Across the African region, women human rights defenders are leading movements for social change and pushing back against patriarchal constraints. Women of Zimbabwe Arise organizers decided to lead by example, convening mass demonstrations for years to call for responsive government. WOZA shows fellow Zimbabweans that strategic nonviolence can yield positive results. Women in academia have blended scholarship with practice, including Stella Nyanzi, who has pushed boundaries with her provocative criticism of the president and her work in Uganda on women’s rights, LGBTI advocacy, and sexual freedom. Activists like Aya Hijazi, who spent three years unlawfully detained in an Egyptian prison, have dedicated themselves to fighting against crackdowns on civil society and the use of punitive pre-trial detention. These courageous women are on the front lines, demanding accountability for injustices.

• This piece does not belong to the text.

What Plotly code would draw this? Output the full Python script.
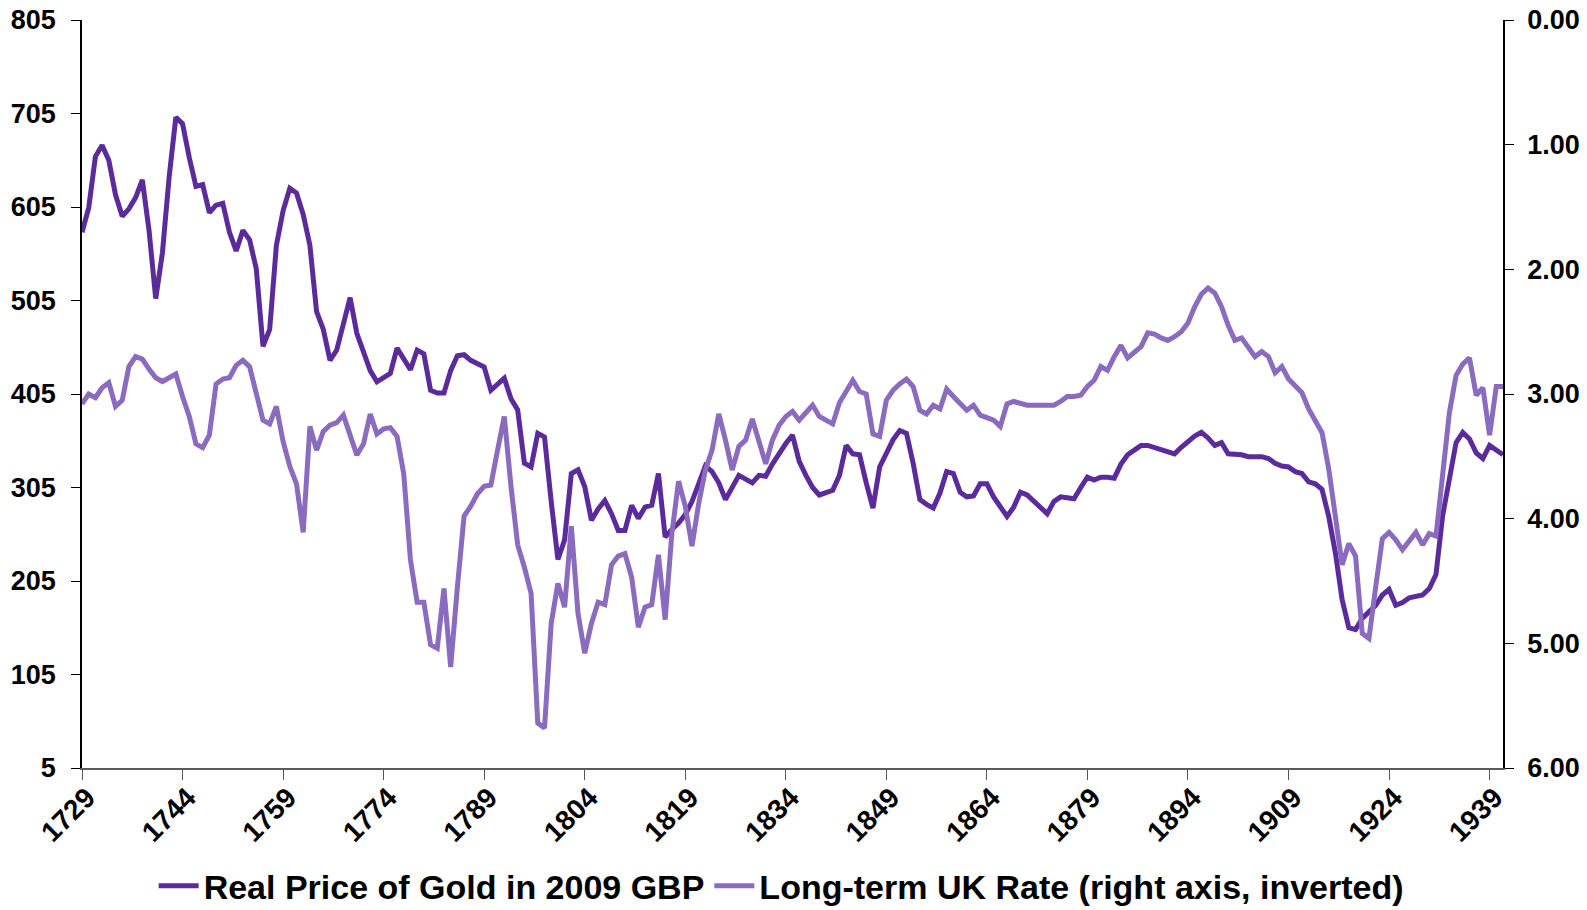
import plotly.graph_objects as go

years = list(range(1729, 1942))

gold_price = [
    578, 604, 659, 671, 655, 618, 595, 603, 615, 634,
    580, 507, 556, 637, 701, 694, 658, 627, 629, 599,
    607, 609, 578, 558, 580, 570, 539, 456, 474, 564,
    601, 625, 620, 597, 564, 493, 474, 441, 452, 480,
    508, 470, 448, 430, 418, 423, 427, 454, 442, 431,
    452, 448, 409, 406, 406, 430, 446, 447, 441, 437,
    434, 409, 416, 422, 400, 388, 331, 327, 363, 359,
    290, 228, 249, 320, 324, 306, 270, 282, 291, 277,
    259, 259, 286, 272, 284, 286, 320, 252, 260, 267,
    276, 290, 309, 328, 322, 310, 292, 305, 318, 314,
    310, 318, 317, 330, 342, 352, 361, 333, 318, 305,
    297, 299, 302, 318, 350, 341, 340, 310, 283, 327,
    342, 356, 366, 363, 331, 292, 287, 283, 299, 322,
    320, 300, 295, 296, 309, 309, 295, 284, 274, 284,
    300, 297, 290, 283, 277, 290, 295, 294, 293, 305,
    316, 313, 316, 316, 315, 330, 340, 345, 350, 350,
    348, 345, 343, 341, 348, 354, 360, 364, 358, 350,
    353, 341, 341, 340, 338, 338, 338, 336, 331, 328,
    327, 322, 320, 311, 309, 303, 274, 235, 185, 155,
    153, 165, 172, 179, 190, 196, 179, 182, 187, 189,
    190, 197, 212, 275, 318, 353, 364, 357, 342, 336,
    350, 345, 340,
]

uk_rate = [
    3.08, 3.00, 3.03, 2.95, 2.91, 3.10, 3.05, 2.78, 2.70, 2.72,
    2.80, 2.87, 2.90, 2.87, 2.84, 3.02, 3.18, 3.40, 3.43, 3.33,
    2.92, 2.88, 2.87, 2.77, 2.73, 2.78, 2.98, 3.21, 3.24, 3.10,
    3.38, 3.58, 3.72, 4.11, 3.26, 3.45, 3.30, 3.25, 3.23, 3.17,
    3.33, 3.49, 3.40, 3.16, 3.32, 3.28, 3.27, 3.34, 3.64, 4.33,
    4.67, 4.67, 5.01, 5.04, 4.56, 5.19, 4.55, 3.98, 3.90, 3.80,
    3.74, 3.73, 3.45, 3.18, 3.74, 4.21, 4.39, 4.60, 5.64, 5.68,
    4.84, 4.52, 4.71, 4.06, 4.76, 5.08, 4.84, 4.67, 4.69, 4.37,
    4.30, 4.28, 4.47, 4.87, 4.71, 4.69, 4.29, 4.81, 4.12, 3.70,
    3.90, 4.22, 3.88, 3.61, 3.45, 3.16, 3.37, 3.61, 3.42, 3.37,
    3.20, 3.38, 3.56, 3.37, 3.25, 3.18, 3.14, 3.21, 3.15, 3.09,
    3.18, 3.21, 3.24, 3.07, 2.98, 2.89, 2.98, 3.00, 3.32, 3.34,
    3.05, 2.97, 2.92, 2.88, 2.94, 3.13, 3.16, 3.09, 3.12, 2.96,
    3.02, 3.07, 3.13, 3.09, 3.17, 3.19, 3.21, 3.26, 3.08, 3.06,
    3.08, 3.09, 3.09, 3.09, 3.09, 3.09, 3.06, 3.02, 3.02, 3.01,
    2.94, 2.89, 2.78, 2.81, 2.70, 2.61, 2.71, 2.66, 2.62, 2.51,
    2.52, 2.55, 2.57, 2.54, 2.50, 2.43, 2.30, 2.20, 2.15, 2.19,
    2.30, 2.45, 2.57, 2.55, 2.62, 2.70, 2.66, 2.70, 2.83, 2.78,
    2.88, 2.93, 2.99, 3.12, 3.22, 3.31, 3.60, 3.96, 4.37, 4.20,
    4.30, 4.92, 4.96, 4.55, 4.16, 4.11, 4.17, 4.25, 4.18, 4.11,
    4.21, 4.12, 4.14, 3.61, 3.15, 2.85, 2.76, 2.71, 3.01, 2.95,
    3.33, 2.94, 2.94,
]

x_ticks = list(range(1729, 1942, 15))
left_ticks = list(range(5, 806, 100))
right_ticks = [0, 1, 2, 3, 4, 5, 6]

assert len(gold_price) == len(years) and len(uk_rate) == len(years)

DARK = "#5b2b9d"
LIGHT = "#8a6bbf"
FONT = "Liberation Sans, Arial, sans-serif"

fig = go.Figure()
fig.add_trace(go.Scatter(
    x=years, y=gold_price, mode="lines", name="Real Price of Gold in 2009 GBP",
    line=dict(color=DARK, width=5), yaxis="y",
))
fig.add_trace(go.Scatter(
    x=years, y=uk_rate, mode="lines", name="Long-term UK Rate (right axis, inverted)",
    line=dict(color=LIGHT, width=5), yaxis="y2",
))

tickfont = dict(family=FONT, size=27, color="black", weight="bold")
xtickfont = dict(family=FONT, size=28, color="black", weight="bold")

fig.update_layout(
    width=1587, height=910,
    margin=dict(l=82, r=84, t=20, b=142, autoexpand=False),
    paper_bgcolor="white", plot_bgcolor="white",
    showlegend=True,
    legend=dict(
        orientation="h", x=0.492, xanchor="center", y=-0.158, yanchor="middle",
        font=dict(family=FONT, size=34, color="black", weight="bold"),
        itemwidth=40, tracegroupgap=0,
    ),
    xaxis=dict(
        range=[1729, 1941], tickvals=x_ticks, tickangle=-45,
        ticks="outside", ticklen=10, tickcolor="#555",
        ticklabelstandoff=-10, ticklabelshift=5,
        showline=True, linecolor="#5a5a5a", linewidth=2,
        showgrid=False, zeroline=False, tickfont=xtickfont, automargin=False,
    ),
    yaxis=dict(
        range=[5, 805], tickvals=left_ticks,
        ticks="outside", ticklen=9, tickcolor="black",
        ticklabelstandoff=10,
        showline=True, linecolor="black", linewidth=1.5,
        showgrid=False, zeroline=False, tickfont=tickfont, automargin=False,
    ),
    yaxis2=dict(
        range=[6, 0], tickvals=right_ticks, tickformat=".2f",
        overlaying="y", side="right",
        ticks="outside", ticklen=9, tickcolor="black",
        ticklabelstandoff=8,
        showline=True, linecolor="black", linewidth=1.5,
        showgrid=False, zeroline=False, tickfont=tickfont, automargin=False,
    ),
)

fig.write_html(
    "out.html",
    config={"displayModeBar": False},
    post_script="document.body.style.margin='0';document.body.style.overflow='hidden';",
)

In Latin America, women have organized to combat pervasive patterns of gender-based violence throughout the region. Women in México have been particularly active, making visible the systemic nature of this violence and challenging the corresponding impunity in their country. We have partnered with CEDIMAC, an organization dedicated to supporting the families of murdered and disappeared women in Ciudad Juárez, to represent victims of femicide who have brought their case before the Inter-American Commission on Human Rights (IACHR) after years of stagnation and inaction by local authorities. These efforts are complemented by a tangible movement throughout the region characterized by consistent imagery (pink crosses and the color purple), slogans demanding change (“Ni Una Más”, which translates to “not one more”), and large-scale peaceful protests. Many participants are family members of victims: mothers who continue to search for their disappeared daughters, siblings fighting for truth and justice on behalf of their murdered sisters, or women living in communities where they refuse to allow this violence to be normalized.

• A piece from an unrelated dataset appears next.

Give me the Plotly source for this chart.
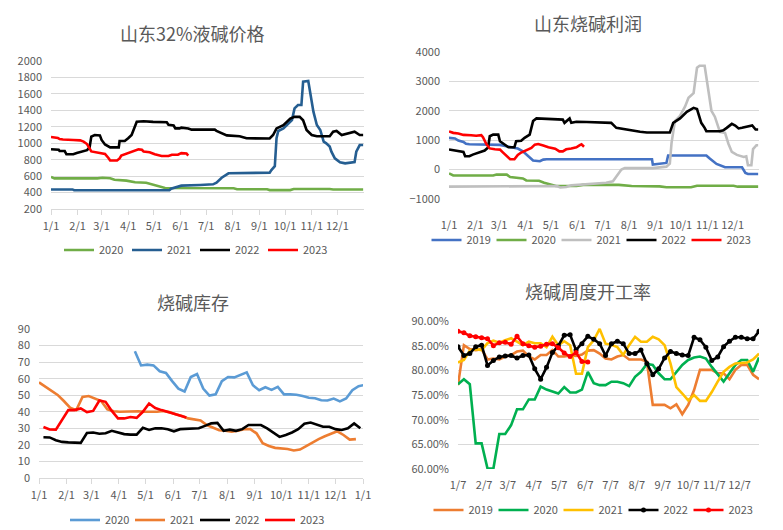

In other parts of the region, LGBTI activists have engaged in targeted litigation efforts to fight discrimination based on gender identity and sexual orientation. In Honduras, the Red Lesbica Cattrachas has worked to hold the Honduran government accountable for violations of the rights of transwomen and other LGBTI individuals. Last year, we worked with them to file a merits brief before the IACHR in a landmark case that argues that gender identity is protected by the right to freedom of expression. In the face of extreme threats of violence to human rights defenders, women in Latin America have bravely demanded to be part of the conversation, combining innovative legal strategies with grassroots mobilization to ensure that their governments take notice and act.

We celebrate these activists and renew our commitment to work alongside them, supporting their efforts and amplifying their messages with strategic litigation and advocacy.